This is a contract role, 6-12 months. Candidate must be able to work hybrid in our Austin, Texas office.
Here at Arm, we are building the Future of Computing. Together. For Everyone. This is a technical engineering role based in the US and part of the rapidly growing Arm Infrastructure Line of Business. Our Neoverse cores are leading a technology disruption. We need a Senior Platform Validation Engineer to work in the Infrastructure Line of Business with stakeholders from different groups including but limited to Arm Solution Engineering, Central Engineering, Infrastructure LOB partners and support the growing demand for Neoverse CSS in the Cloud and Datacenter. You will be an individual contributor engaging and collaborating with internal and external partners to enable and support Arm Infrastructure hardware software ecosystem. Join us as we deliver solutions across Cloud, Enterprise, Edge, 5G, and Networking segments.
Responsibilities:
- Hardware platform testing, pre and post-silicon validations, methodologies and tools for bringup and beyond, debugging particularly SoC peripherals.
- Develop and implement system level tests for SoC and peripherals, hardware system testing, reporting progress and issues, and conducting operating system tests with a deep understanding of Kernel concepts and internals (Processor, Memory Management, Virtualization, Scheduling, Networking, Security, etc.).
- Excel in debugging system and silicon issues using scopes, logic-analyzers, debuggers, and other advance debug technics. Debug and resolve hardware issues during the bringup and beyond.
- Develop and enable system-level stress workloads on Linux/ distros for various Arm-based Infrastructure devices.
- Maintain scalability and deployment of production firmware, validation OS and test suite for device screening process.
- PCIe/ CXL and DDR interfaces with end point hardware validation including but not limited to DRAM, SSDs, NICs, DPUs, and GPUs etc. Driver development for end point hardware for various systems and configurations.

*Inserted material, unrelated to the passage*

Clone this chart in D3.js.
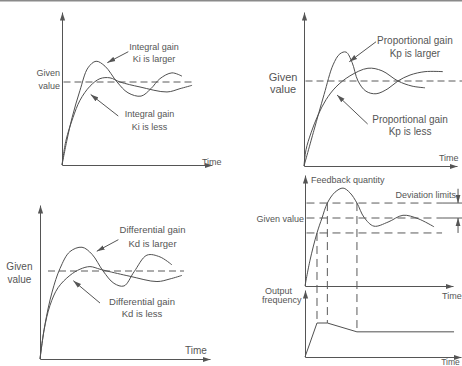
<!DOCTYPE html>
<html><head><meta charset="utf-8">
<script src="https://cdn.jsdelivr.net/npm/d3@7"></script>
<style>
html,body{margin:0;padding:0;background:#fff;}
text{font-family:"Liberation Sans",Arial,Helvetica,sans-serif;fill:#555;}
</style>
</head><body>
<svg id="c" width="462" height="366"></svg>
<script>
// ---------------- DATA (time in units 0..10, value relative to given value = 1) -------------
const givenValue = 1;
// Panel 1: integral gain
const kiLarger = [[0,0],[0.33,0.30],[0.67,0.57],[1.2,0.90],[1.73,1.17],[2.27,1.25],[2.87,1.19],[3.67,1.0],[4.4,0.87],[5.27,0.83],[5.93,0.92],[6.53,1.04],[7.33,1.11],[8.0,1.07]];
const kiLess   = [[0,0],[0.27,0.30],[0.73,0.57],[1.2,0.78],[1.87,0.95],[2.53,1.04],[3.2,1.05],[3.87,1.0],[5.2,0.94],[7.0,0.88],[7.87,0.92],[8.67,0.96]];
// Panel 2: proportional gain
const kpLarger = [[0,0],[0.65,0.42],[1.31,0.84],[1.90,1.19],[2.35,1.32],[2.75,1.34],[3.14,1.22],[3.53,1.0],[4.05,0.88],[4.71,0.85],[5.49,0.91],[6.14,1.0],[6.93,1.07],[7.91,1.11],[9.08,1.11]];
const kpLess   = [[0,0],[0.13,0.19],[0.46,0.39],[0.92,0.60],[1.44,0.78],[2.09,0.93],[3.0,1.06],[4.18,1.15],[5.1,1.12],[6.14,1.0],[7.06,0.94],[7.91,0.92]];
// Panel 3: differential gain
const kdLarger = [[0,0],[0.29,0.39],[0.71,0.76],[1.18,1.03],[1.76,1.22],[2.47,1.27],[3.06,1.19],[3.71,1.0],[4.35,0.86],[4.94,0.83],[5.53,0.99],[6.29,1.18],[7.06,1.16],[7.76,1.07]];
const kdLess   = [[0,0],[0.24,0.33],[0.59,0.61],[1.06,0.81],[1.76,0.95],[2.35,1.02],[2.94,1.05],[3.53,1.02],[3.94,1.0],[5.29,0.94],[6.88,0.88],[7.65,0.91],[8.35,0.95]];
// Panel 4: deviation limits / output frequency
const upperLimit = 1.22, lowerLimit = 0.78;
const eventTimes = [0.81, 1.51, 3.51];   // curve leaves lower limit, reaches upper limit, re-enters upper limit
const feedback = [[0,0],[0.34,0.38],[0.81,0.78],[1.15,1.0],[1.51,1.22],[2.03,1.38],[2.57,1.44],[3.04,1.37],[3.51,1.22],[3.99,1.01],[4.66,0.88],[5.61,0.94],[6.62,1.04],[7.64,0.99],[8.72,0.87]];
const outputFreq = [[0,0],[0.81,1],[1.51,1],[3.51,0.74],[10.07,0.74]];
const outputAtEvents = [1, 1, 0.74];
const feedbackAtEvents = [lowerLimit, upperLimit, upperLimit];

// text labels
const givenLines = ["Given","value"];
const kiLargerText = ["Integral gain","Ki is larger"];
const kiLessText = ["Integral gain","Ki is less"];
const kpLargerText = ["Proportional gain","Kp is larger"];
const kpLessText = ["Proportional gain","Kp is less"];
const kdLargerText = ["Differential gain","Kd is larger"];
const kdLessText = ["Differential gain","Kd is less"];
const timeText = "Time";

// ---------------- DRAWING ----------------
const LINE = "#505050", AXIS = "#555", DASH = "#5a5a5a";
const svg = d3.select("#c");
svg.append("rect").attr("x",0).attr("y",0).attr("width",462).attr("height",1.5).attr("fill","#8a8a8a");

const defs = svg.append("defs");
defs.append("marker").attr("id","axArrow").attr("viewBox","0 -3 8 6").attr("refX",8).attr("refY",0)
  .attr("markerWidth",8).attr("markerHeight",6).attr("markerUnits","userSpaceOnUse").attr("orient","auto")
  .append("path").attr("d","M0,-2.6L8,0L0,2.6Z").attr("fill",AXIS);
defs.append("marker").attr("id","noteArrow").attr("viewBox","0 -3 8 6").attr("refX",8).attr("refY",0)
  .attr("markerWidth",8).attr("markerHeight",6).attr("markerUnits","userSpaceOnUse").attr("orient","auto")
  .append("path").attr("d","M0,-2.4L8,0L0,2.4Z").attr("fill",AXIS);

function panel(cfg){
  const x = d3.scaleLinear().domain([0,10]).range([cfg.ox, cfg.xEnd]);
  const y = d3.scaleLinear().domain([0,1]).range([cfg.oy, cfg.gy]);
  const g = svg.append("g");
  const xe = cfg.xAxisEnd ?? cfg.xEnd;
  const xa = d3.scaleLinear().domain([0, x.invert(xe)]).range([cfg.ox, xe]);
  const ya = d3.scaleLinear().domain([0, y.invert(cfg.yTop)]).range([cfg.oy, cfg.yTop]);
  g.append("g").attr("transform",`translate(0,${cfg.oy})`).call(d3.axisBottom(xa).tickValues([]).tickSizeOuter(0));
  g.append("g").attr("transform",`translate(${cfg.ox},0)`).call(d3.axisLeft(ya).tickValues([]).tickSizeOuter(0));
  g.selectAll(".domain").attr("stroke",AXIS).attr("stroke-width",1).attr("marker-end","url(#axArrow)");
  return {g,x,y};
}
function curve(p, data, c){
  p.g.append("path").datum(data)
    .attr("d", d3.line().x(d=>p.x(d[0])).y(d=>p.y(d[1])).curve(c || d3.curveCatmullRom.alpha(0.5)))
    .attr("fill","none").attr("stroke",LINE).attr("stroke-width",1);
}
function hline(p, v, t0, t1, dash){
  p.g.append("line").attr("x1",p.x(t0)).attr("x2",p.x(t1)).attr("y1",p.y(v)).attr("y2",p.y(v))
    .attr("stroke",DASH).attr("stroke-width",1).attr("stroke-dasharray",dash||null);
}
function label(p, lines, t, v, size, lh, anchor){
  const tx = p.g.append("text").attr("x",p.x(t)).attr("y",p.y(v)).attr("font-size",size)
    .attr("text-anchor",anchor||"middle");
  lines.forEach((l,i)=>tx.append("tspan").attr("x",p.x(t)).attr("dy",i?lh:0).text(l));
}
function note(p, from, to){
  p.g.append("line").attr("x1",p.x(from[0])).attr("y1",p.y(from[1]))
    .attr("x2",p.x(to[0])).attr("y2",p.y(to[1]))
    .attr("stroke",AXIS).attr("stroke-width",1).attr("marker-end","url(#noteArrow)");
}

// Panel 1
const p1 = panel({ox:62, oy:165, xEnd:212, gy:82, yTop:12});
hline(p1, givenValue, 0.1, 8.87, "7,4");
curve(p1, kiLarger); curve(p1, kiLess);
label(p1, givenLines, -0.13, 1.072, 9, 12.5, "end");
label(p1, kiLargerText, 6.13, 1.38, 9, 12);
label(p1, kiLessText, 5.83, 0.578, 9, 12.5);
note(p1, [4.42,1.365],[3.02,1.233]);
note(p1, [3.75,0.59],[1.91,0.85]);
label(p1, [timeText], 9.33, 0.0, 9, 0, "start");

// Panel 2
const p2 = panel({ox:304, oy:166, xEnd:457, gy:81, yTop:12});
hline(p2, givenValue, 0.1, 10.33, "7,4");
curve(p2, kpLarger); curve(p2, kpLess);
label(p2, givenLines, -1.37, 1.0, 11, 12, "middle");
label(p2, kpLargerText, 7.25, 1.435, 10, 13);
label(p2, kpLessText, 6.93, 0.506, 10, 12);
note(p2, [4.71,1.462],[2.96,1.227]);
note(p2, [4.16,0.494],[2.16,0.835]);
label(p2, [timeText], 8.82, 0.06, 9, 0, "start");

// Panel 3
const p3 = panel({ox:40, oy:359, xEnd:210, gy:271, yTop:205});
hline(p3, givenValue, 0.47, 8.47, "7,4");
curve(p3, kdLarger); curve(p3, kdLess);
label(p3, givenLines, -1.21, 1.006, 10, 12.7, "middle");
label(p3, kdLargerText, 6.62, 1.432, 9.5, 14);
label(p3, kdLessText, 6.0, 0.614, 9.5, 12);
note(p3, [4.61,1.356],[3.34,1.224]);
note(p3, [3.53,0.636],[1.96,0.89]);
label(p3, [timeText], 8.53, 0.057, 10, 0, "start");

// Panel 4 (top: feedback quantity)
const p4 = panel({ox:305, oy:286, xEnd:453, gy:218, yTop:175});
hline(p4, upperLimit, 0.1, 9.32, "8,5");
hline(p4, givenValue, 0.1, 9.32, "8,5");
hline(p4, lowerLimit, 0.1, 9.26, "8,5");
hline(p4, upperLimit, 9.32, 10.61);
hline(p4, givenValue, 9.32, 10.61);
curve(p4, feedback);
note(p4, [10.34,1.43],[10.34,upperLimit]);
note(p4, [10.34,lowerLimit],[10.34,givenValue]);
label(p4, ["Feedback quantity"], 0.4, 1.515, 9, 0, "start");
label(p4, ["Deviation limits"], 10.2, 1.294, 9, 0, "end");
label(p4, ["Given value"], -0.07, 0.94, 9, 0, "end");
label(p4, [timeText], 9.26, -0.19, 9, 0, "start");

// Panel 4 (bottom: output frequency)
const p5 = panel({ox:305, oy:357, xEnd:453, gy:323, yTop:290, xAxisEnd:461});
curve(p5, outputFreq, d3.curveLinear);
label(p5, ["Output"], -2.7, 1.853, 9, 0, "start");
label(p5, ["frequency"], -2.91, 1.588, 9, 0, "start");
label(p5, [timeText], 9.2, -0.23, 8.5, 0, "start");

// vertical dashed links between feedback curve and output frequency
eventTimes.forEach((t,i)=>{
  svg.append("line").attr("x1",p4.x(t)).attr("x2",p5.x(t))
    .attr("y1",p4.y(feedbackAtEvents[i])).attr("y2",p5.y(outputAtEvents[i]))
    .attr("stroke",DASH).attr("stroke-width",1).attr("stroke-dasharray","8,5");
});
</script>
</body></html>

- Implement and build up system process to package, maintain and deploy validation test suite to qualify and enable validation and OCP reference and other enterprise platforms.
- Collaborate with post-silicon validation team and others to engage in debug and test enablement effort on both validation and reference platforms.
- Listen to different perspectives, evaluate, persuade, and carefully craft your work to deliver impactful results.
Required Skills and Experience:
- A degree or equivalent experience in Computer Science, Electrical Engineering, or a related field.
- 5+ years of experience specifically focus on validation, configuring, tuning, and troubleshooting data center/ enterprise servers.
- Experienced with GPU, SoC architecture and microprocessor cores, x86 platform architecture, AI/HPC platform architecture is highly desired.
- Demonstrated experience as a Firmware Engineer, Hardware Test Engineer, and/or similar role.
- Proficient in creating new test cases using programming languages such as C, C , C/C , assembly, python, and scripting languages; capable of both manual and automated test case execution.
- Strong skills related to debug and root-cause of silicon issues. Excellent problem-solving skills and attention to detail.
- Proven time-management skills to prioritize and accomplish your work and will demonstrate excellent verbal and written communication.
- Strive to achieve wining solutions while you build positive relationships which are founded upon mutual trust, respect for others, open communication and sharing of information and success.
- Familiar with Agile and DevOps practices, including Continuous Integration (CI), Continuous Deployment (CD), and Continuous Testing (CT).
"Nice To Have":
- Knowledge of the Arm SystemReady compliance program.
- Experience with Arm system architecture specifications, such as the Base Boot Requirements (BBR), Base System Architecture (BSA), the Server Base System Architecture (SBSA), and the Server Base Manageability Requirements (SBMR).
- Familiarity with industry standards such as UEFI, DMTF, OCP, OPI, DDR, PCIe, CXL, and UCIe.
- Experience with the install and debug of Linux and/or Windows operating systems for use in Cloud and Datacenter solutions.
- Demonstrated knowledge of or experience with Cloud and Datacenter infrastructure and software solutions.
- AI/HPC software stacks, ROCm, TensorFlow or Pytorch is a plus with regards to AI application.